How could any mom fall out of love with their firstborn?
Well, you see, before I gave birth to my daughter, Mackenzie, I had my first “babies” – my “furbabies” – my two dogs, Guinness, an oversized Yorkie, and Bailey, my Maltipoo. I’ve had them both since they were puppies and they have survived multiple relationships, long road trips, various homes and apartments, and they both slept with me every night.
They were my babies.
I held Guinness on my hip like a child. I held Bailey cradled in my arms like a baby. I rushed home after work to cuddle them, let them lick me excitedly and leash them up for a long walk around the neighborhood. I posted photos on Instagram and Facebook of my pups and me constantly. They were the best things in my world. Unconditional love went both ways.
And then I met my now-husband, who had a dog of his own. Our dogs met and there was no gnashing of the teeth or biting or fighting. At that time, it was a deal breaker if a guy I dated A) didn’t like dogs, B) didn’t like MY dogs, and C) had pets that didn’t like my dogs. The blending of our two pet families went better than expected! Our family of five was perfect and happy.

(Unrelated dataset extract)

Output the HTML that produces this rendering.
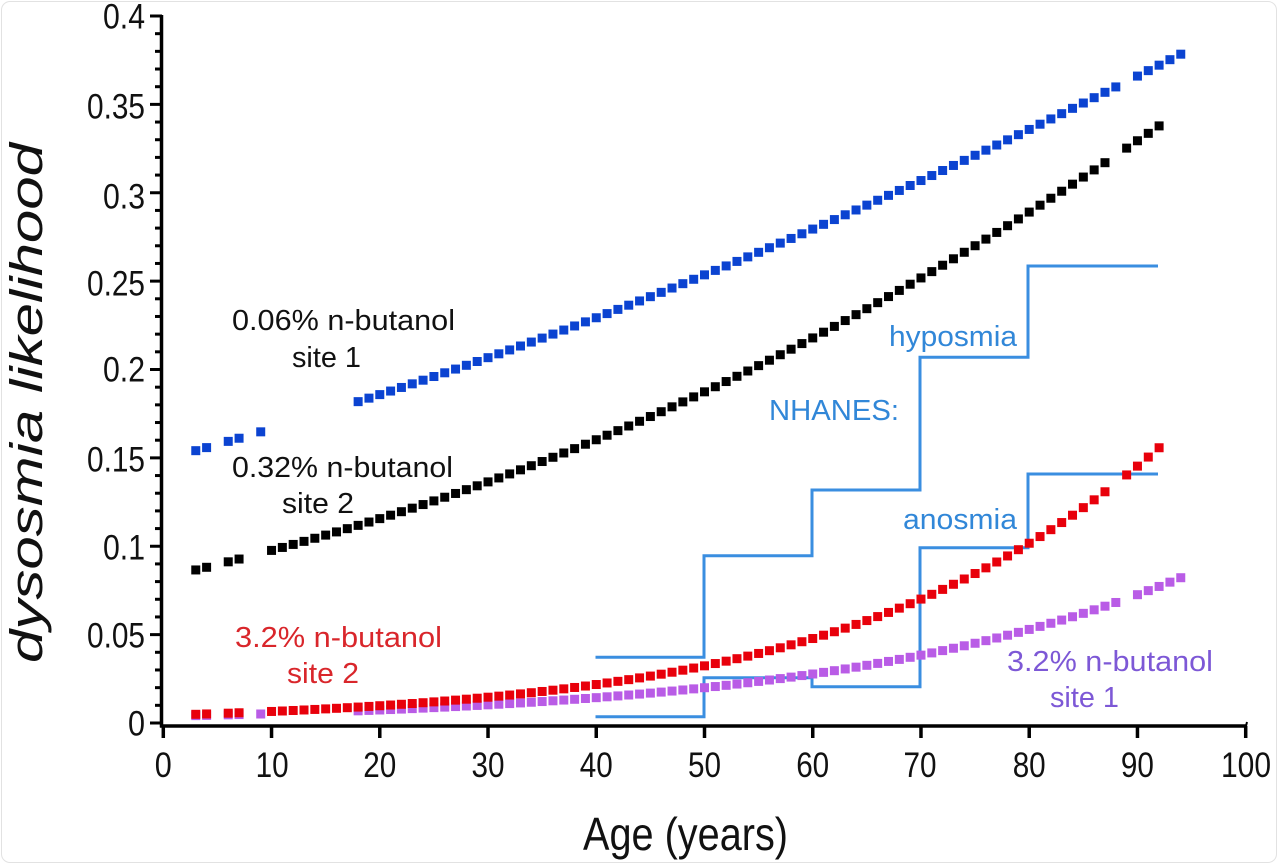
<!DOCTYPE html>
<html>
<head>
<meta charset="utf-8">
<style>
  html,body{margin:0;padding:0;background:#fff;}
  body{width:1280px;height:866px;overflow:hidden;position:relative;}
  .frame{position:absolute;left:1px;top:1px;width:1276px;height:862px;border:1px solid #e2e2e2;border-radius:9px;box-sizing:border-box;}
  svg{position:absolute;left:0;top:0;}
  text{font-family:"Liberation Sans",Arial,sans-serif;}
</style>
</head>
<body>
<div class="frame"></div>
<svg id="chart" width="1280" height="866" viewBox="0 0 1280 866" xmlns="http://www.w3.org/2000/svg">
  <!-- axes -->
  <g stroke="#000" fill="none">
    <line x1="161.5" y1="15" x2="161.5" y2="727.5" stroke-width="3.5"/>
    <line x1="160" y1="726" x2="1247" y2="726" stroke-width="3.5"/>
    <line x1="1246" y1="726" x2="1247" y2="722" stroke-width="2"/>
  </g>
  <g id="yticks" stroke="#000" stroke-width="3"></g>
  <g id="xticks" stroke="#000" stroke-width="3.5"></g>

  <!-- y tick labels -->
  <g font-size="35" fill="#111" text-anchor="end">
    <text x="145" y="28.5" textLength="42" lengthAdjust="spacingAndGlyphs">0.4</text>
    <text x="145" y="118.5" textLength="58" lengthAdjust="spacingAndGlyphs">0.35</text>
    <text x="145" y="208.5" textLength="42" lengthAdjust="spacingAndGlyphs">0.3</text>
    <text x="145" y="295.5" textLength="58" lengthAdjust="spacingAndGlyphs">0.25</text>
    <text x="145" y="381.5" textLength="42" lengthAdjust="spacingAndGlyphs">0.2</text>
    <text x="145" y="471.5" textLength="58" lengthAdjust="spacingAndGlyphs">0.15</text>
    <text x="145" y="559.5" textLength="42" lengthAdjust="spacingAndGlyphs">0.1</text>
    <text x="145" y="647.5" textLength="58" lengthAdjust="spacingAndGlyphs">0.05</text>
    <text x="145" y="735.5" textLength="17" lengthAdjust="spacingAndGlyphs">0</text>
  </g>

  <!-- x tick labels -->
  <g font-size="35" fill="#111" text-anchor="middle">
    <text x="163.3" y="777" textLength="17" lengthAdjust="spacingAndGlyphs">0</text>
    <text x="272.1" y="777" textLength="33" lengthAdjust="spacingAndGlyphs">10</text>
    <text x="379.8" y="777" textLength="33" lengthAdjust="spacingAndGlyphs">20</text>
    <text x="488.0" y="777" textLength="33" lengthAdjust="spacingAndGlyphs">30</text>
    <text x="596.3" y="777" textLength="33" lengthAdjust="spacingAndGlyphs">40</text>
    <text x="704.5" y="777" textLength="33" lengthAdjust="spacingAndGlyphs">50</text>
    <text x="812.7" y="777" textLength="33" lengthAdjust="spacingAndGlyphs">60</text>
    <text x="920.0" y="777" textLength="33" lengthAdjust="spacingAndGlyphs">70</text>
    <text x="1029.2" y="777" textLength="33" lengthAdjust="spacingAndGlyphs">80</text>
    <text x="1137.4" y="777" textLength="33" lengthAdjust="spacingAndGlyphs">90</text>
    <text x="1246" y="777" textLength="50" lengthAdjust="spacingAndGlyphs">100</text>
  </g>

  <!-- axis titles -->
  <text x="583" y="850" font-size="46" fill="#111" textLength="205" lengthAdjust="spacingAndGlyphs">Age (years)</text>
  <text transform="translate(42,403) rotate(-90)" x="0" y="0" font-size="45" font-style="italic" fill="#111" text-anchor="middle" textLength="520" lengthAdjust="spacingAndGlyphs">dysosmia likelihood</text>

  <!-- NHANES step lines -->
  <g fill="none" stroke="#3a8ee0" stroke-width="3">
    <path d="M595.5 657.3 H704 V555.7 H812 V490 H920 V357.3 H1028 V266 H1158"/>
    <path d="M595.5 716.7 H704 V677.7 H812 V686.7 H920 V547.7 H1028 V474 H1158"/>
  </g>

  <g id="markers"></g>

  <!-- annotations -->
  <g font-size="29" fill="#111">
    <text x="232" y="330" textLength="223" lengthAdjust="spacingAndGlyphs">0.06% n-butanol</text>
    <text x="292" y="367" textLength="69" lengthAdjust="spacingAndGlyphs">site 1</text>
    <text x="232" y="477" textLength="221" lengthAdjust="spacingAndGlyphs">0.32% n-butanol</text>
    <text x="282" y="513" textLength="72" lengthAdjust="spacingAndGlyphs">site 2</text>
  </g>
  <g font-size="29" fill="#d9262b">
    <text x="235" y="647" textLength="207" lengthAdjust="spacingAndGlyphs">3.2% n-butanol</text>
    <text x="287" y="683" textLength="72" lengthAdjust="spacingAndGlyphs">site 2</text>
  </g>
  <g font-size="29" fill="#7d58d6">
    <text x="1007" y="671" textLength="206" lengthAdjust="spacingAndGlyphs">3.2% n-butanol</text>
    <text x="1050" y="707" textLength="69" lengthAdjust="spacingAndGlyphs">site 1</text>
  </g>
  <g font-size="29" fill="#3187d8">
    <text x="769" y="420" textLength="130" lengthAdjust="spacingAndGlyphs">NHANES:</text>
    <text x="889" y="346" textLength="128" lengthAdjust="spacingAndGlyphs">hyposmia</text>
    <text x="903" y="529" textLength="114" lengthAdjust="spacingAndGlyphs">anosmia</text>
  </g>
</svg>
<script>
(function(){
  var NS="http://www.w3.org/2000/svg";
  function X(a){return 163.3+10.824*a;}
  function Y(v){return 723-1767.5*v;}
  function el(name,attrs,parent){var e=document.createElementNS(NS,name);for(var k in attrs)e.setAttribute(k,attrs[k]);parent.appendChild(e);return e;}
  var yt=document.getElementById('yticks');
  for(var i=0;i<=40;i++){
    var v=i*0.01,y=Y(v);
    if(i%5===0) el('line',{x1:150,y1:y,x2:162,y2:y},yt);
    else el('line',{x1:155,y1:y,x2:163,y2:y},yt);
  }
  var xt=document.getElementById('xticks');
  for(var j=0;j<=10;j++){var x=X(j*10);el('line',{x1:x,y1:726,x2:x,y2:738},xt);}
  function lg(z){return 1/(1+Math.exp(-z));}
  var site1=[3,4,6,7,9],site2=[3,4,6,7];
  for(var a=18;a<=94;a++){if(a!==89)site1.push(a);}
  for(var b=10;b<=92;b++){if(b!==88)site2.push(b);}
  var series=[
    {ages:site1,f:function(a){return lg(-5.274+0.03366*(a-9));},c:'#b95ce6',s:9},
    {ages:site2,f:function(a){return lg(-5.31+0.04067*(a-3));},c:'#e8000b',s:9},
    {ages:site1,f:function(a){return lg(-1.703+0.01326*(a-3));},c:'#0b43d1',s:9},
    {ages:site2,f:function(a){return lg(-2.356+0.01891*(a-3));},c:'#000000',s:9}
  ];
  var g=document.getElementById('markers');
  series.forEach(function(sr){
    sr.ages.forEach(function(a){
      var cx=X(a),cy=Y(sr.f(a));
      el('rect',{x:(cx-sr.s/2).toFixed(2),y:(cy-sr.s/2).toFixed(2),width:sr.s,height:sr.s,fill:sr.c},g);
    });
  });
})();
</script>
</body>
</html>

Fast forward to giving birth to my daughter.
The moment we brought her home, the dynamic of our family changed. Suddenly, our furbabies became “the dogs.” I don’t know how it happened, I just know it did.
Our daughter was one of those colicky babies who woke up if we sneezed too loud. Anytime the UPS man or any of our well-meaning friends stopped by the house to ring the door bell, the dogs would bark hysterically – causing me to want to strangle them because the baby I had JUST put down would be woken up in a state of panic.
I was so annoyed every single time they would run over her while she was laying with me on the bed that we decided to crate train them just so I could have a place to put them.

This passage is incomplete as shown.